[Code that draws figures]
○ ○ ○ ○
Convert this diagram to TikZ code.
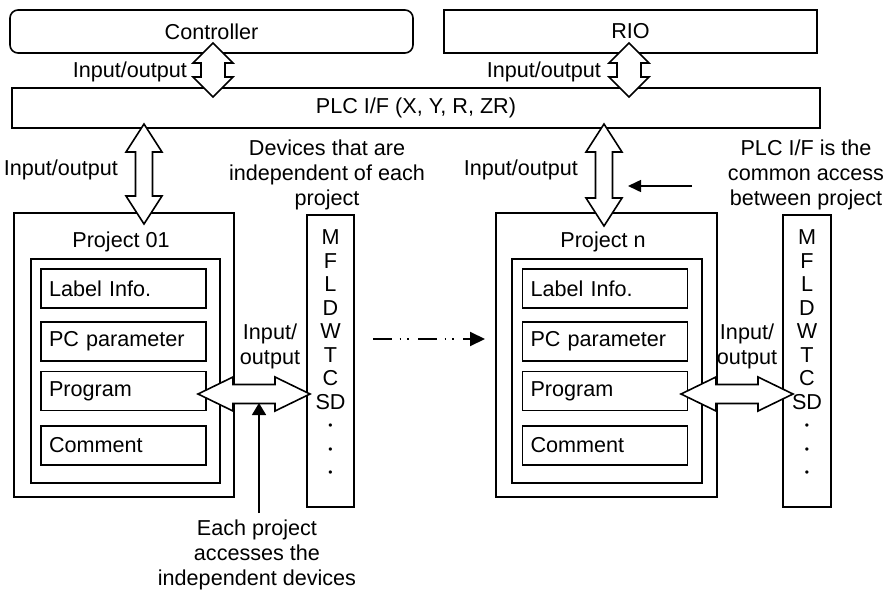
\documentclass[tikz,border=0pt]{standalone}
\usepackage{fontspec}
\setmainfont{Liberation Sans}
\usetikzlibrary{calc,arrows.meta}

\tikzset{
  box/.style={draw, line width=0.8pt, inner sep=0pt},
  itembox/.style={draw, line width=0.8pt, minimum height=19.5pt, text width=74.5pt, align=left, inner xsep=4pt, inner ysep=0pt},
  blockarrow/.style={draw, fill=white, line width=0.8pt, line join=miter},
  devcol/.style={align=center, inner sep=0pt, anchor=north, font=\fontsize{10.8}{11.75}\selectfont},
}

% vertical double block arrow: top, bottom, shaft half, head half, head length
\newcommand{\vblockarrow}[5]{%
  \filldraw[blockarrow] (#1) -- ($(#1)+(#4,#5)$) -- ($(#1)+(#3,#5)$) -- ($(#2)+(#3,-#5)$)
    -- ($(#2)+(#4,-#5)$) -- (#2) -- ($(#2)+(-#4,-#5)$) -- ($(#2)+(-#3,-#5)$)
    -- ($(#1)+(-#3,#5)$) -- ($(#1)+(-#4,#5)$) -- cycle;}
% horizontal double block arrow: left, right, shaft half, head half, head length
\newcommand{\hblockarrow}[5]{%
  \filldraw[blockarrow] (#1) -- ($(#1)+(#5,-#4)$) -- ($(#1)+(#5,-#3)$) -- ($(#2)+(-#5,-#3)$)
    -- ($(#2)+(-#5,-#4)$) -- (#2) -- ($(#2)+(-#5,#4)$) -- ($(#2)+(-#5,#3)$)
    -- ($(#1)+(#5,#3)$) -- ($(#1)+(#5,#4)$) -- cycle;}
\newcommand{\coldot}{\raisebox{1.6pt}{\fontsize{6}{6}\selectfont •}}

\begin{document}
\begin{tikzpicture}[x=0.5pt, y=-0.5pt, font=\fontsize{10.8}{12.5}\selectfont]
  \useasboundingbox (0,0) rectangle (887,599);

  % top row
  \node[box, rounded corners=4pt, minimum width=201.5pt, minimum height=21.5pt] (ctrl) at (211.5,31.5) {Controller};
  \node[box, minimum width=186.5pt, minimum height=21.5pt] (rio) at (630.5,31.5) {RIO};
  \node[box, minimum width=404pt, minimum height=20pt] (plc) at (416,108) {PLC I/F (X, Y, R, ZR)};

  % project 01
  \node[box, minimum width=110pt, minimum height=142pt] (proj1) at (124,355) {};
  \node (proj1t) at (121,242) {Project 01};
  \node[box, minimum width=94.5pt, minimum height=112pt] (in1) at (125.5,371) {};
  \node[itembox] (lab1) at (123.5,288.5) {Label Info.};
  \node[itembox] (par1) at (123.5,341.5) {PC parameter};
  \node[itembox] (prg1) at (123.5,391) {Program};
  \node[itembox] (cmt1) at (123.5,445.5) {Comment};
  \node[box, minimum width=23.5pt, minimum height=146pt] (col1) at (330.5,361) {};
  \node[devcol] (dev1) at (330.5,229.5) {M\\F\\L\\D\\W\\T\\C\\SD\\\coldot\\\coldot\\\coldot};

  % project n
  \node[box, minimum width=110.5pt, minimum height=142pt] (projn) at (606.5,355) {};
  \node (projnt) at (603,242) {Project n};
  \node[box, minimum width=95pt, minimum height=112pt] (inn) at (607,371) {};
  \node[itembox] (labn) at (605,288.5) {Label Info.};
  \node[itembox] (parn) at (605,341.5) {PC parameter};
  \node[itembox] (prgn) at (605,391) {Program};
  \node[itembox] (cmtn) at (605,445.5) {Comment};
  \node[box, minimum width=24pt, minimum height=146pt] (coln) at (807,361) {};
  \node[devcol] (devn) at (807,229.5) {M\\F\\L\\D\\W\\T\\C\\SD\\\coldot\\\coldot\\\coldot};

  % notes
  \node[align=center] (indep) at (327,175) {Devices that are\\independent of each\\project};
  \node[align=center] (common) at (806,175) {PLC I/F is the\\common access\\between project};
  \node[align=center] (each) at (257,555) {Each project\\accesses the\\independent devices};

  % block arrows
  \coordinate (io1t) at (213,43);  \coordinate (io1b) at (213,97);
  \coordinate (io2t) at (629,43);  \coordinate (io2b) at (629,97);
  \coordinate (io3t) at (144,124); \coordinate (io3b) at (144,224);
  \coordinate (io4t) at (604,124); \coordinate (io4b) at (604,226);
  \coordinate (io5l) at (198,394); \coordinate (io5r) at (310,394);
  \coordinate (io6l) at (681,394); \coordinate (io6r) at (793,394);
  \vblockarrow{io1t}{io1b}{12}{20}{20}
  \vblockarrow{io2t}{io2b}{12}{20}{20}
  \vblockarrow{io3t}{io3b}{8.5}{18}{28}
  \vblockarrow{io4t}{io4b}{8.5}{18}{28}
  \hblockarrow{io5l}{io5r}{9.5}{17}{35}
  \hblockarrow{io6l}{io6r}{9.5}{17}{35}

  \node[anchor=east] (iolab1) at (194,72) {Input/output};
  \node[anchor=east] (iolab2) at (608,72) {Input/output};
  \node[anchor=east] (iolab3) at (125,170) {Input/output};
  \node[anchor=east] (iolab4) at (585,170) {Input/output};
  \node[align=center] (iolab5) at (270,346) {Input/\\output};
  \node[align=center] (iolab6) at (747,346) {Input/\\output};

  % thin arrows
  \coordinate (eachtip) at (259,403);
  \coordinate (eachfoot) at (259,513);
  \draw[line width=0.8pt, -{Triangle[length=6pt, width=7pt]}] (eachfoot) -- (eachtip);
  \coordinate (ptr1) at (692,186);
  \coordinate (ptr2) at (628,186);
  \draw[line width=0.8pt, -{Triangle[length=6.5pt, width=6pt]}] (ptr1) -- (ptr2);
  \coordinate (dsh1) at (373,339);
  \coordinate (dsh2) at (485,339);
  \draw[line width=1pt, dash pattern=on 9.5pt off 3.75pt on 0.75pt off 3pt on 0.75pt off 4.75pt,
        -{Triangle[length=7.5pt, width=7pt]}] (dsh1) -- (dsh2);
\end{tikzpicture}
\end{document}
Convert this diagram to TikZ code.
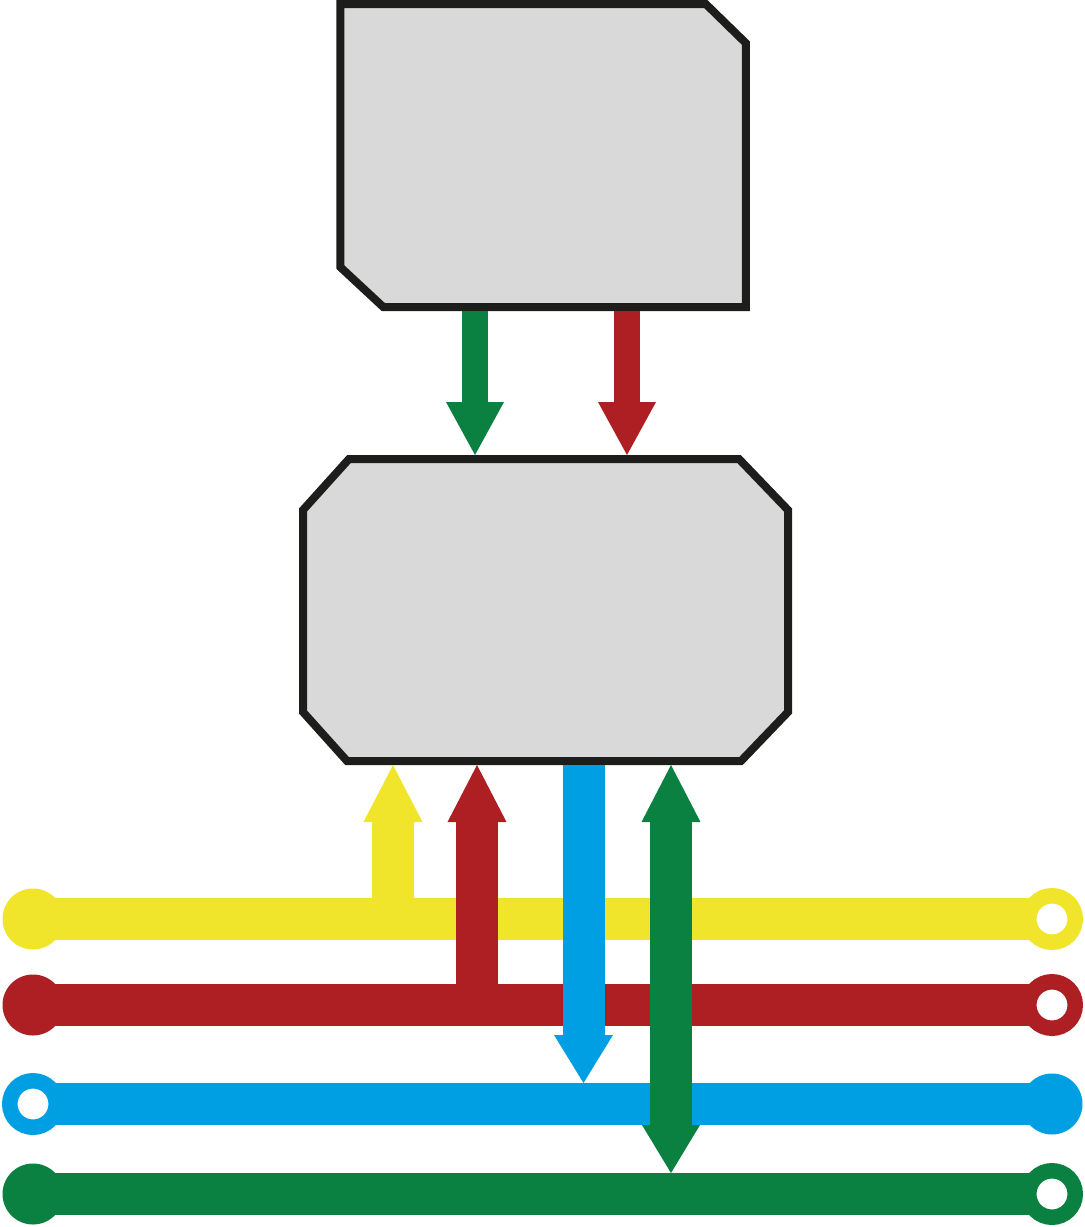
○ ○ ○ ○
Transcribe the records above exactly, omitting every picture they contain.

Convert this diagram to TikZ code.
\documentclass[tikz,border=0pt]{standalone}
\usepackage{fontspec}
\setmainfont{Liberation Sans}
\usetikzlibrary{calc,arrows.meta}

\tikzset{
  box/.style={draw, line width=0.8pt, inner sep=0pt},
  itembox/.style={draw, line width=0.8pt, minimum height=19.5pt, text width=74.5pt, align=left, inner xsep=4pt, inner ysep=0pt},
  blockarrow/.style={draw, fill=white, line width=0.8pt, line join=miter},
  devcol/.style={align=center, inner sep=0pt, anchor=north, font=\fontsize{10.8}{11.75}\selectfont},
}

% vertical double block arrow: top, bottom, shaft half, head half, head length
\newcommand{\vblockarrow}[5]{%
  \filldraw[blockarrow] (#1) -- ($(#1)+(#4,#5)$) -- ($(#1)+(#3,#5)$) -- ($(#2)+(#3,-#5)$)
    -- ($(#2)+(#4,-#5)$) -- (#2) -- ($(#2)+(-#4,-#5)$) -- ($(#2)+(-#3,-#5)$)
    -- ($(#1)+(-#3,#5)$) -- ($(#1)+(-#4,#5)$) -- cycle;}
% horizontal double block arrow: left, right, shaft half, head half, head length
\newcommand{\hblockarrow}[5]{%
  \filldraw[blockarrow] (#1) -- ($(#1)+(#5,-#4)$) -- ($(#1)+(#5,-#3)$) -- ($(#2)+(-#5,-#3)$)
    -- ($(#2)+(-#5,-#4)$) -- (#2) -- ($(#2)+(-#5,#4)$) -- ($(#2)+(-#5,#3)$)
    -- ($(#1)+(#5,#3)$) -- ($(#1)+(#5,#4)$) -- cycle;}
\newcommand{\coldot}{\raisebox{1.6pt}{\fontsize{6}{6}\selectfont •}}

\begin{document}
\begin{tikzpicture}[x=0.5pt, y=-0.5pt, font=\fontsize{10.8}{12.5}\selectfont]
  \useasboundingbox (0,0) rectangle (887,599);

  % top row
  \node[box, rounded corners=4pt, minimum width=201.5pt, minimum height=21.5pt] (ctrl) at (211.5,31.5) {Controller};
  \node[box, minimum width=186.5pt, minimum height=21.5pt] (rio) at (630.5,31.5) {RIO};
  \node[box, minimum width=404pt, minimum height=20pt] (plc) at (416,108) {PLC I/F (X, Y, R, ZR)};

  % project 01
  \node[box, minimum width=110pt, minimum height=142pt] (proj1) at (124,355) {};
  \node (proj1t) at (121,242) {Project 01};
  \node[box, minimum width=94.5pt, minimum height=112pt] (in1) at (125.5,371) {};
  \node[itembox] (lab1) at (123.5,288.5) {Label Info.};
  \node[itembox] (par1) at (123.5,341.5) {PC parameter};
  \node[itembox] (prg1) at (123.5,391) {Program};
  \node[itembox] (cmt1) at (123.5,445.5) {Comment};
  \node[box, minimum width=23.5pt, minimum height=146pt] (col1) at (330.5,361) {};
  \node[devcol] (dev1) at (330.5,229.5) {M\\F\\L\\D\\W\\T\\C\\SD\\\coldot\\\coldot\\\coldot};

  % project n
  \node[box, minimum width=110.5pt, minimum height=142pt] (projn) at (606.5,355) {};
  \node (projnt) at (603,242) {Project n};
  \node[box, minimum width=95pt, minimum height=112pt] (inn) at (607,371) {};
  \node[itembox] (labn) at (605,288.5) {Label Info.};
  \node[itembox] (parn) at (605,341.5) {PC parameter};
  \node[itembox] (prgn) at (605,391) {Program};
  \node[itembox] (cmtn) at (605,445.5) {Comment};
  \node[box, minimum width=24pt, minimum height=146pt] (coln) at (807,361) {};
  \node[devcol] (devn) at (807,229.5) {M\\F\\L\\D\\W\\T\\C\\SD\\\coldot\\\coldot\\\coldot};

  % notes
  \node[align=center] (indep) at (327,175) {Devices that are\\independent of each\\project};
  \node[align=center] (common) at (806,175) {PLC I/F is the\\common access\\between project};
  \node[align=center] (each) at (257,555) {Each project\\accesses the\\independent devices};

  % block arrows
  \coordinate (io1t) at (213,43);  \coordinate (io1b) at (213,97);
  \coordinate (io2t) at (629,43);  \coordinate (io2b) at (629,97);
  \coordinate (io3t) at (144,124); \coordinate (io3b) at (144,224);
  \coordinate (io4t) at (604,124); \coordinate (io4b) at (604,226);
  \coordinate (io5l) at (198,394); \coordinate (io5r) at (310,394);
  \coordinate (io6l) at (681,394); \coordinate (io6r) at (793,394);
  \vblockarrow{io1t}{io1b}{12}{20}{20}
  \vblockarrow{io2t}{io2b}{12}{20}{20}
  \vblockarrow{io3t}{io3b}{8.5}{18}{28}
  \vblockarrow{io4t}{io4b}{8.5}{18}{28}
  \hblockarrow{io5l}{io5r}{9.5}{17}{35}
  \hblockarrow{io6l}{io6r}{9.5}{17}{35}

  \node[anchor=east] (iolab1) at (194,72) {Input/output};
  \node[anchor=east] (iolab2) at (608,72) {Input/output};
  \node[anchor=east] (iolab3) at (125,170) {Input/output};
  \node[anchor=east] (iolab4) at (585,170) {Input/output};
  \node[align=center] (iolab5) at (270,346) {Input/\\output};
  \node[align=center] (iolab6) at (747,346) {Input/\\output};

  % thin arrows
  \coordinate (eachtip) at (259,403);
  \coordinate (eachfoot) at (259,513);
  \draw[line width=0.8pt, -{Triangle[length=6pt, width=7pt]}] (eachfoot) -- (eachtip);
  \coordinate (ptr1) at (692,186);
  \coordinate (ptr2) at (628,186);
  \draw[line width=0.8pt, -{Triangle[length=6.5pt, width=6pt]}] (ptr1) -- (ptr2);
  \coordinate (dsh1) at (373,339);
  \coordinate (dsh2) at (485,339);
  \draw[line width=1pt, dash pattern=on 9.5pt off 3.75pt on 0.75pt off 3pt on 0.75pt off 4.75pt,
        -{Triangle[length=7.5pt, width=7pt]}] (dsh1) -- (dsh2);
\end{tikzpicture}
\end{document}
Convert this diagram to TikZ code.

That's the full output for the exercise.